Ефимов хмыкнул и бросил на профессора презрительный взгляд:
– И это мне говорит сволочь, собиравшаяся убить миллионы невинных людей?
– Миллионы недочеловеков! – Уверенный в своём расовом превосходстве Рассел-Констинскофф потряс вытянутым вверх пальцем: – Тоталитаризм у вас в крови, демократия не для вас, вы рабы…
– Федь, пожалуйста, заткни его! – попросил Ефимов.
Боровиков схватил профессора за шею и ткнул носом в стенку. Послышался хруст и жалостливое подвывание.
– Сергей Михайлович, так что будем делать? – Масляков вновь задал свой вопрос.
– Я же сказал – прыгать, – опять отшутился Ефимов, не потому, что не хотел отвечать, а потому, что в голове у него роились самые противоречивые мысли.
– Эй, ты, как тебя? – окликнул он совсем приунывшего негра.
– Маркони, сэр! – раболепно проблеял тот.
– Тебе всё известно про этот вирус?
– Да, сэр!
Сергею не понравилось, что его называют сэр, но он решил на мелочи не отвлекаться.
– Валяй!
– Что, сэр? Я не понять.
– Рассказывай всё, что знаешь про этот вирус, только кратко и быстро.
Ассистент профессора кивнул и начал рассказывать. Несмотря на некоторые трудности с русским языком, общая картина в его изложении выглядела так.

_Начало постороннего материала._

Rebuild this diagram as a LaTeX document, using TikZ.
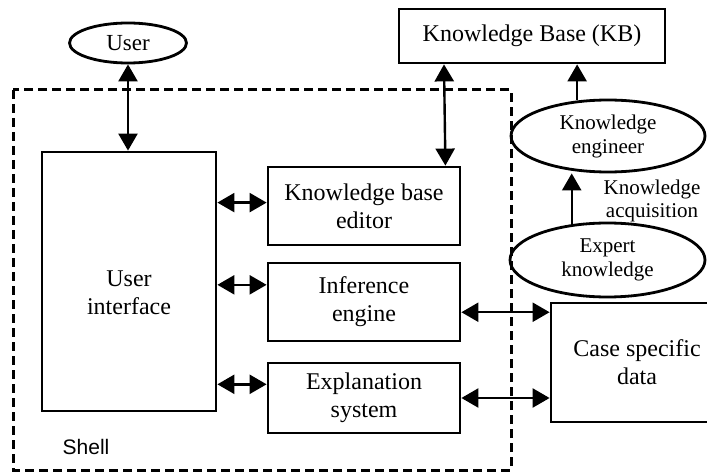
\documentclass[tikz,border=0pt]{standalone}
\usepackage{fontspec}
\setmainfont{Liberation Serif}
\newfontfamily\shellfont{Liberation Sans}
\usetikzlibrary{arrows.meta,shapes.geometric}

\begin{document}
\begin{tikzpicture}[x=1pt,y=-1pt,
  box/.style={draw,line width=2.8pt,align=center,inner sep=0pt,font=\fontsize{24}{28}\selectfont},
  oval/.style={draw,ellipse,line width=2.8pt,align=center,inner sep=0pt,font=\fontsize{21}{24}\selectfont},
  dbl/.style={{Triangle[length=17pt,width=19pt]}-{Triangle[length=17pt,width=19pt]},line width=2.4pt},
  sgl/.style={-{Triangle[length=17pt,width=19pt]},line width=2.4pt}]
 \useasboundingbox (0,0) rectangle (707,473);

 % shell
 \draw[line width=3pt,dash pattern=on 9pt off 5pt] (13,90) rectangle (511,470);
 \node[font=\shellfont\fontsize{21}{24}\selectfont] (SH) at (86,447) {Shell};

 \node[oval,minimum width=117pt,minimum height=40pt,font=\fontsize{23}{26}\selectfont] (U) at (128,43) {User};
 \node[box,minimum width=174pt,minimum height=259pt] (UI) at (129,281.5)
   {\raisebox{-20pt}[0pt][0pt]{\begin{tabular}{@{}c@{}}User\\interface\end{tabular}}};
 \node[box,minimum width=192pt,minimum height=78pt] (ED) at (364,206) {Knowledge base\\editor};
 \node[box,minimum width=192pt,minimum height=78pt] (IE) at (364,302) {Inference\\engine};
 \node[box,minimum width=192pt,minimum height=70pt] (EX) at (364,398) {Explanation\\system};
 \node[box,minimum width=266pt,minimum height=54pt] (KB) at (532,36) {Knowledge Base (KB)};
 \node[oval,minimum width=194pt,minimum height=72pt] (EN) at (608,136) {Knowledge\\engineer};
 \node[oval,minimum width=195pt,minimum height=74pt] (XK) at (607.5,260) {Expert\\knowledge};
 \node[align=center,font=\fontsize{21}{23}\selectfont] (KA) at (652,201) {Knowledge\\acquisition};
 \node[box,minimum width=172pt,minimum height=119pt] (CS) at (637,362.5) {Case specific\\data};

 \draw[dbl] (U.south) -- (U.south |- UI.north);
 \draw[dbl] (UI.east |- ED.178) -- (ED.178);
 \draw[dbl] (UI.east |- IE.170) -- (IE.170);
 \draw[dbl] (UI.east |- EX.172) -- (EX.172);
 \draw[dbl] (KB.south -| 444,0) -- ([xshift=-16pt]ED.north east);
 \draw[dbl] (IE.354) -- (IE.354 -| CS.west);
 \draw[dbl] (EX.east) -- (EX.east -| CS.west);
 \draw[sgl] (EN.131) -- (EN.131 |- KB.south);
 \draw[sgl] (XK.135) -- (XK.135 |- EN.south);
\end{tikzpicture}
\end{document}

У первой партии зараженных период инкубации длится почти два месяца, всё это время они не представляют для окружающих никакой опасности, так как прежде, чем стать по-настоящему убийственным, вирус в организме зараженных должен модифицироваться. Когда же инкубационный период заканчивается и больные становятся вирусоносителями, распространение болезни идет в геометрической прогрессии, так что следующие заразившиеся становятся опасными для окружающих буквально через считаные часы. Не чувствуя болезни, они разносят заразу до тех пор, пока на седьмые сутки у них не происходит температурный скачок, и в течение двух последующих дней наступает летальный исход.